Il faut toujours un peu de temps pour se remettre d'un spectacle de Julien Gosselin. Il est vrai que pour Extinction, on a peut-être exagéré un peu pour revenir sur le spectacle mais voilà. Les mots sont désormais posés. Retrouver les murs du Théâtre de la Ville pour un grand spectacle, c'est chose faite.
© Simon Gosselin |
Après avoir osé un spectacle où les répliques se lisent en autotune, le jeune metteur en scène et sa compagnie nous embarquent au milieu des acteurs à même le plateau. La foule d'aventuriers spectateurs est sur le plateau, s'ambiance sur fond de musique techno noire très organique - la voix de l'incontournable Victoria Quesnel -. Pour ceux restés dans les traditionnels fauteuils, projection des danseurs-figurants à l'écran avec pour seule énigmatique légende "Roma Décembre 1983" après Extinction.
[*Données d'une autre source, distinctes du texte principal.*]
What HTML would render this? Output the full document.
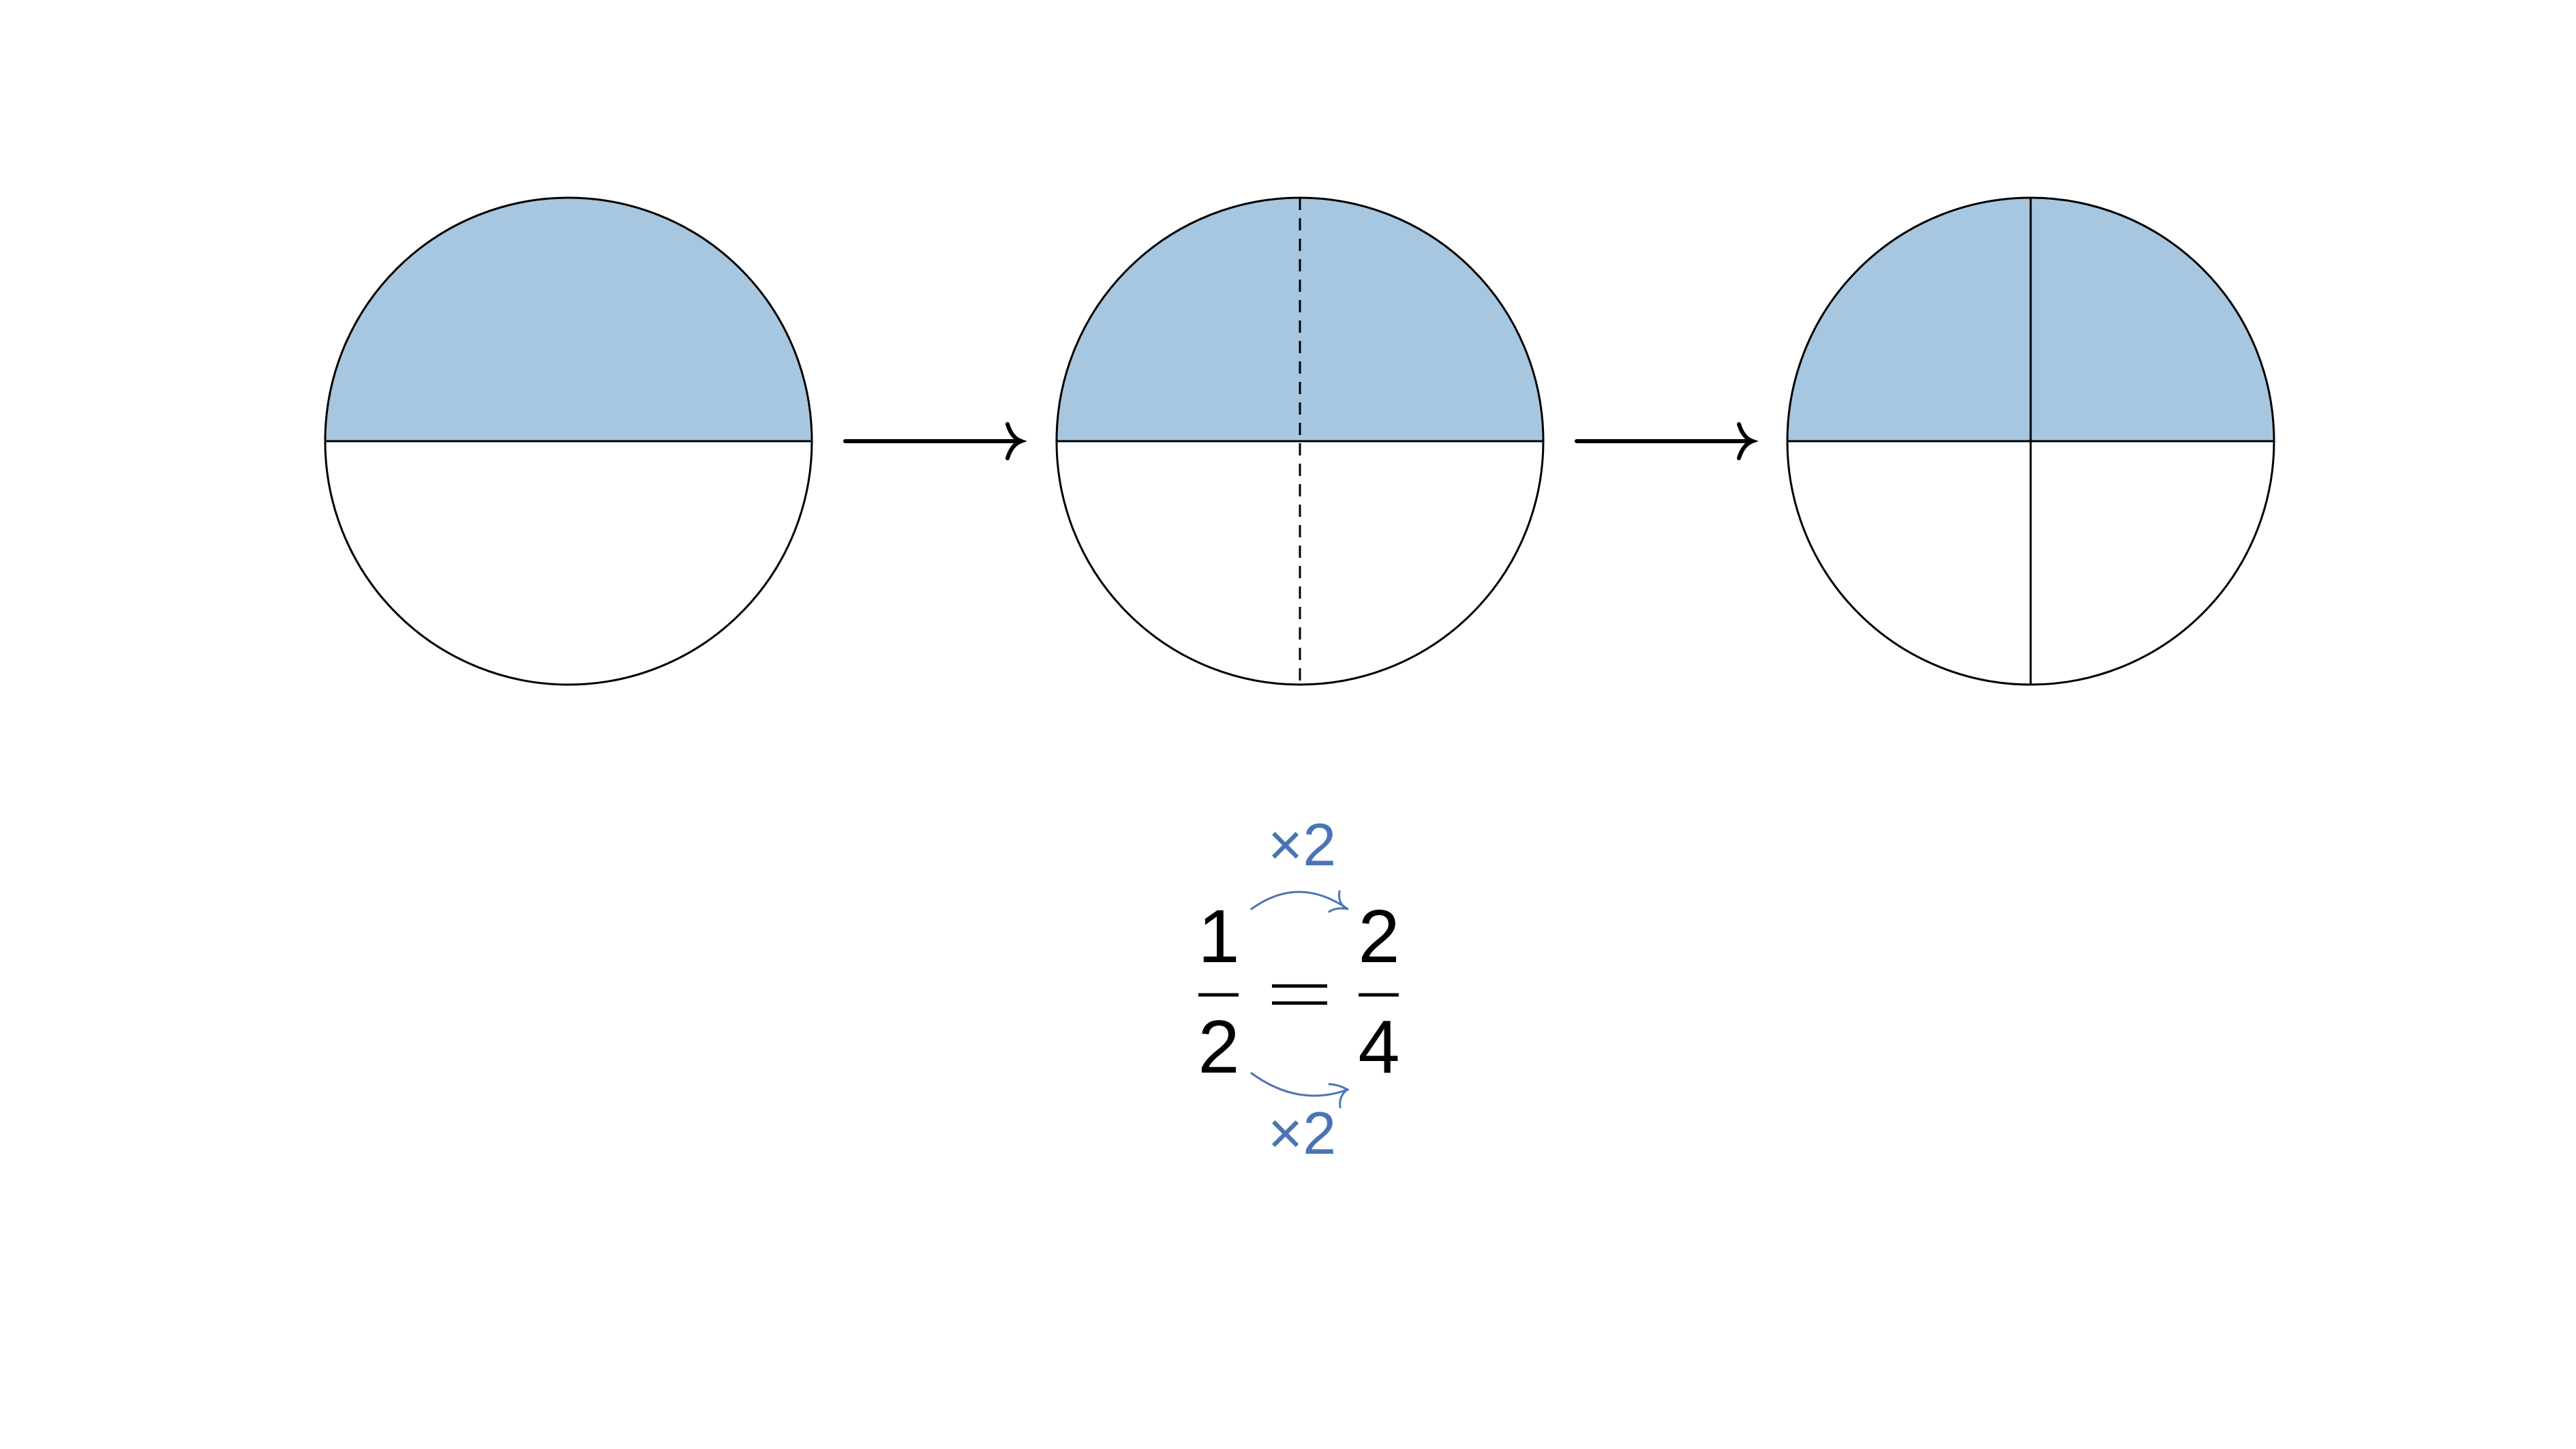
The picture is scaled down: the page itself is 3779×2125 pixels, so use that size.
<!DOCTYPE html>
<html><head><meta charset="utf-8"><style>html,body{margin:0;padding:0;background:#fff}svg{display:block}</style></head>
<body>
<svg width="3779" height="2125" viewBox="0 0 3779 2125" xmlns="http://www.w3.org/2000/svg">
<defs>
<g id="c">
<path d="M -357 0 A 357 357 0 0 1 357 0 Z" fill="#a7c6df"/>
<circle cx="0" cy="0" r="357" fill="none" stroke="#000" stroke-width="3"/>
<line x1="-357" y1="0" x2="357" y2="0" stroke="#000" stroke-width="3"/>
</g>
</defs>
<use href="#c" x="834" y="647"/>
<use href="#c" x="1907" y="647"/>
<line x1="1907" y1="290" x2="1907" y2="1004" stroke="#000" stroke-width="3" stroke-dasharray="18,12"/>
<use href="#c" x="2979" y="647"/>
<line x1="2979" y1="290" x2="2979" y2="1004" stroke="#000" stroke-width="3"/>
<g stroke="#000" stroke-width="6" fill="none" stroke-linecap="round">
<line x1="1240" y1="647" x2="1496" y2="647"/>
<path d="M1478 622 Q1484 642 1498 647 Q1484 652 1478 672"/>
<line x1="2313" y1="647" x2="2569" y2="647"/>
<path d="M2551 622 Q2557 642 2571 647 Q2557 652 2551 672"/>
</g>
<g font-family="Liberation Sans, DejaVu Sans, sans-serif" font-size="110" text-anchor="middle" fill="#000">
<text x="1788" y="1411">1</text>
<text x="1788" y="1573">2</text>
<text x="2023" y="1411">2</text>
<text x="2023" y="1573">4</text>
</g>
<g stroke="#000" stroke-width="5">
<line x1="1758" y1="1459" x2="1817" y2="1459"/>
<line x1="1993" y1="1459" x2="2052" y2="1459"/>
<line x1="1866" y1="1446" x2="1947" y2="1446"/>
<line x1="1866" y1="1471" x2="1947" y2="1471"/>
</g>
<g fill="#4a74b4" font-family="Liberation Sans, DejaVu Sans, sans-serif" font-size="88" text-anchor="middle">
<text x="1910" y="1269">×2</text>
<text x="1910" y="1692">×2</text>
</g>
<g stroke="#4a74b4" stroke-width="3" fill="none" stroke-linecap="round">
<path d="M1836 1333 Q1905 1283 1977 1333"/>
<path d="M1965 1307 Q1962 1326 1977 1333 Q1960 1330 1950 1337"/>
<path d="M1836 1574 Q1905 1624 1977 1598"/>
<path d="M1950 1590 Q1962 1590 1977 1598 Q1964 1606 1966 1624"/>
</g>
</svg>
</body></html>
Les comédiennes Rosa Lembeck et Victoria Quesnel se chercheront à travers la foule et échangeront quelques répliques.
De figurants-acteurs, ils seront renvoyés à leur statut premier de spectateurs pour la deuxième partie, plus massive, plus dense. Le plateau est désormais une maison mais le nordiste conserve à nouveau le mystère en ne laissant rien de visible. On ne verra que la façade. L'intérieur se dévoile sur les écrans dans des images en noir et blanc. La scène ne se déroule plus à Rome, mais à Vienne. Nous ne sommes plus en 1983 mais en 1910. On parle culture, peinture et littérature dans le salon pendant que d'autres s'adonnent à la luxure. Ce petit monde extravagant, masqué se livre doucement à la création d'un régime fasciste. Un poison qui affecte lentement mais massivement. C'est le temps de l'apocalypse joyeuse. C'est ce qui fait la beauté saisissante de ce spectacle. Le noir et l'or ont toujours fait bon ménage - n'y voyez pas une allusion au volume de Tintin au pays de l'or noir, il n'en est rien -. Gosselin et sa bande (Guillaume Bachelé, Joseph Drouet, Denis Eyriey, Carine Goron, Victoria Quesnel et Maxence Vandevelde) associée à la Volksbühne de Berlin (Rosa Lembeck, Marie Rosa Tietjen, Max Von Mechown et Zarah Kofler) font un incroyable travail d'adaptation pour que l'on assiste à un grand moment de théâtre. La mise en abyme du théâtre dans le théâtre est une fois encore remarquable. On est toujours admiratifs des images des caméramen toujours au plus près des personnages, de leurs émotions.
Cette deuxième partie s'achève sur un jeu de massacre réel. La fin, la vraie Extinction c'est celle qui sera interprétée par Rosa Lembeck qui s'empare des mots de Thomas Bernhard et nous embarque avec elle. Au-delà de la petite cinquantaine de personnes réunies - à nouveau spectacteurs - autour d'elle dans sa conférence, c'est la foule de spectateurs. Adresse à l'humanité toute entière. Rappelons nous du passé, pour mieux bâtir demain.